[Problem]
The lines from the top of the material below through the line containing "plt.rcParams['mathtext.fontset'] = 'dejavusans'" are to be printed exactly, with pictures omitted.

[Data section]

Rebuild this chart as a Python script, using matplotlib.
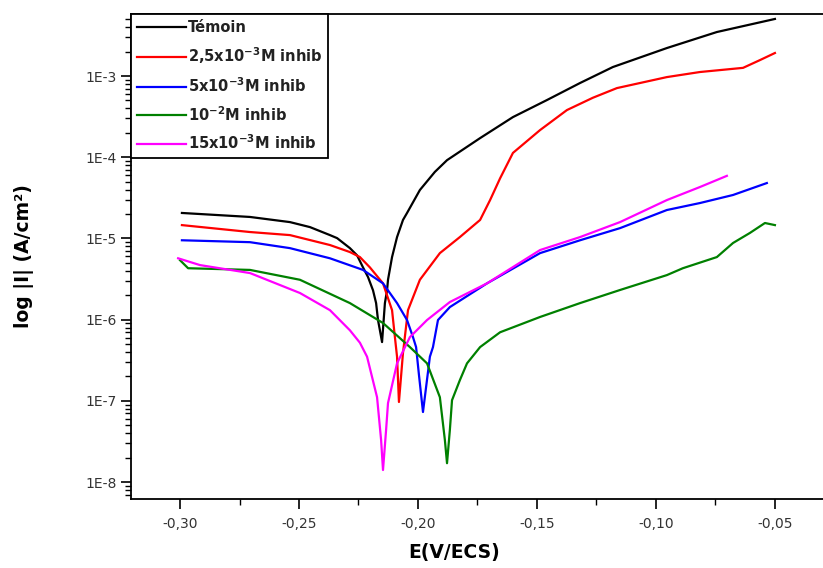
import numpy as np
import matplotlib
matplotlib.use('Agg')
import matplotlib.pyplot as plt
from matplotlib.ticker import FixedLocator, FuncFormatter, MultipleLocator

plt.rcParams['font.family'] = ['DejaVu Sans']
plt.rcParams['mathtext.fontset'] = 'dejavusans'

# potential (V/ECS) and current density (A/cm2)
E_temoin = [-0.2992, -0.2706, -0.2538, -0.2454, -0.2370, -0.2340, -0.2286, -0.2256, -0.2231,
            -0.2210, -0.2189, -0.2176, -0.2168, -0.2160, -0.2151,
            -0.2139, -0.2130, -0.2126, -0.2109, -0.2088, -0.2063, -0.2046, -0.1992, -0.1929,
            -0.1878, -0.1739, -0.1601, -0.1458, -0.1319, -0.1181, -0.0954, -0.0744, -0.0500]
I_temoin = [2.06e-5, 1.84e-5, 1.59e-5, 1.38e-5, 1.10e-5, 1.01e-5, 7.6e-6, 6.2e-6, 4.4e-6,
            3.35e-6, 2.3e-6, 1.6e-6, 9.9e-7, 7.4e-7, 5.3e-7,
            1.6e-6, 2.3e-6, 3.1e-6, 5.9e-6, 1.04e-5, 1.69e-5, 2.06e-5, 3.95e-5, 6.6e-5,
            9.2e-5, 1.72e-4, 3.12e-4, 5.06e-4, 8.2e-4, 1.29e-3, 2.21e-3, 3.48e-3, 5.04e-3]

E_25 = [-0.2992, -0.2706, -0.2538, -0.2370, -0.2286, -0.2244, -0.2202, -0.2147, -0.2109,
        -0.2097, -0.2088, -0.2080, -0.2063, -0.2042,
        -0.1992, -0.1908, -0.1824, -0.1739, -0.1697, -0.1655, -0.1601, -0.1487, -0.1374,
        -0.1265, -0.1164, -0.0954, -0.0815, -0.0634, -0.0563, -0.0500]
I_25 = [1.46e-5, 1.20e-5, 1.10e-5, 8.3e-6, 6.8e-6, 5.9e-6, 4.4e-6, 2.8e-6, 1.31e-6,
        6.1e-7, 3.5e-7, 9.7e-8, 3.9e-7, 1.31e-6,
        3.1e-6, 6.6e-6, 1.04e-5, 1.69e-5, 2.97e-5, 5.5e-5, 1.13e-4, 2.16e-4, 3.81e-4,
        5.4e-4, 7.1e-4, 9.7e-4, 1.12e-3, 1.26e-3, 1.57e-3, 1.92e-3]

E_5 = [-0.2992, -0.2706, -0.2538, -0.2370, -0.2231, -0.2147, -0.2088, -0.2046, -0.2021,
       -0.2008, -0.1996, -0.1979, -0.1950, -0.1937,
       -0.1916, -0.1866, -0.1710, -0.1487, -0.1319, -0.1151, -0.0954, -0.0815, -0.0676, -0.0534]
I_5 = [9.5e-6, 9.0e-6, 7.6e-6, 5.7e-6, 4.1e-6, 2.8e-6, 1.6e-6, 9.9e-7, 6.1e-7,
       4.6e-7, 2.1e-7, 7.3e-8, 3.5e-7, 4.6e-7,
       9.9e-7, 1.43e-6, 2.8e-6, 6.6e-6, 9.5e-6, 1.34e-5, 2.24e-5, 2.73e-5, 3.43e-5, 4.81e-5]

E_10 = [-0.3000, -0.2966, -0.2706, -0.2496, -0.2286, -0.2147, -0.2034, -0.1962, -0.1908,
        -0.1887, -0.1878, -0.1866, -0.1857, -0.1824, -0.1794, -0.1739, -0.1655, -0.1487,
        -0.1319, -0.1151, -0.0954, -0.0887, -0.0744, -0.0676, -0.0605, -0.0542, -0.0500]
I_10 = [5.4e-6, 4.3e-6, 4.1e-6, 3.1e-6, 1.6e-6, 9.1e-7, 4.6e-7, 2.9e-7, 1.11e-7,
        3.3e-8, 1.71e-8, 4.4e-8, 1.02e-7, 1.80e-7, 2.9e-7, 4.6e-7, 7.0e-7, 1.08e-6,
        1.60e-6, 2.32e-6, 3.54e-6, 4.3e-6, 5.9e-6, 8.8e-6, 1.17e-5, 1.55e-5, 1.46e-5]

E_15 = [-0.3008, -0.2916, -0.2706, -0.2496, -0.2370, -0.2286, -0.2244, -0.2214, -0.2172,
        -0.2155, -0.2147, -0.2134, -0.2126, -0.2088, -0.2034, -0.1962, -0.1866, -0.1710,
        -0.1487, -0.1319, -0.1151, -0.0954, -0.0815, -0.0702]
I_15 = [5.7e-6, 4.7e-6, 3.75e-6, 2.13e-6, 1.31e-6, 7.4e-7, 5.2e-7, 3.5e-7, 1.11e-7,
        3.3e-8, 1.41e-8, 4.4e-8, 9.4e-8, 2.9e-7, 6.1e-7, 9.9e-7, 1.65e-6, 2.8e-6,
        7.2e-6, 1.04e-5, 1.59e-5, 2.97e-5, 4.3e-5, 5.9e-5]

labels = ['Témoin', '2,5x10$^{\\mathbf{-3}}$M inhib', '5x10$^{\\mathbf{-3}}$M inhib',
          '10$^{\\mathbf{-2}}$M inhib', '15x10$^{\\mathbf{-3}}$M inhib']
colors = ['black', '#ff0000', '#0000ff', '#008000', '#ff00ff']

fig = plt.figure(figsize=(8.23, 5.68), dpi=100)
ax = fig.add_axes([131/823, 1 - 499/568, 1 - 131/823, (499 - 14)/568])

series = [(E_temoin, I_temoin), (E_25, I_25), (E_5, I_5), (E_10, I_10), (E_15, I_15)]
for (e, i), lab, c in zip(series, labels, colors):
    ax.plot(e, i, color=c, lw=1.6, label=lab)

ax.set_yscale('log')
ax.set_xlim(-0.3206, -0.0298)
ax.set_ylim(6.2e-9, 5.8e-3)

ax.xaxis.set_major_locator(MultipleLocator(0.05))
ax.xaxis.set_minor_locator(MultipleLocator(0.025))
ax.xaxis.set_major_formatter(FuncFormatter(lambda v, p: ('%.2f' % v).replace('.', ',')))
ax.yaxis.set_major_locator(FixedLocator([1e-8, 1e-7, 1e-6, 1e-5, 1e-4, 1e-3]))
ax.yaxis.set_major_formatter(FuncFormatter(lambda v, p: '1E%d' % round(np.log10(v))))

ax.tick_params(which='major', direction='out', length=7, width=1.2, labelsize=10,
               labelcolor='#333333')
ax.tick_params(axis='x', which='major', pad=6)
ax.tick_params(axis='y', which='major', pad=3)
ax.tick_params(which='minor', direction='out', length=4, width=1.0)
ax.spines['right'].set_visible(False)
for s in ['left', 'bottom', 'top']:
    ax.spines[s].set_linewidth(1.3)

ax.set_xlabel('E(V/ECS)', fontsize=13.5, fontweight='bold')
ax.xaxis.set_label_coords((454 - 131) / 692, -0.09)
ax.set_ylabel('log |I| (A/cm²)', fontsize=13.5, fontweight='bold')
ax.yaxis.set_label_coords((34 - 131) / 692, 0.5)

leg = ax.legend(loc='upper left', bbox_to_anchor=(0, 1), borderaxespad=0,
                fancybox=False, edgecolor='black', framealpha=1,
                prop={'weight': 'bold', 'size': 10.5}, handlelength=3.4,
                handletextpad=0.1, labelspacing=0.7, borderpad=0.4)
leg.get_frame().set_linewidth(1.3)
for t in leg.get_texts():
    t.set_color('#222222')

plt.savefig('out.png', dpi=100)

[Output below]
Rebuild this chart as a Python script, using matplotlib.
import numpy as np
import matplotlib
matplotlib.use('Agg')
import matplotlib.pyplot as plt
from matplotlib.ticker import FixedLocator, FuncFormatter, MultipleLocator

plt.rcParams['font.family'] = ['DejaVu Sans']
plt.rcParams['mathtext.fontset'] = 'dejavusans'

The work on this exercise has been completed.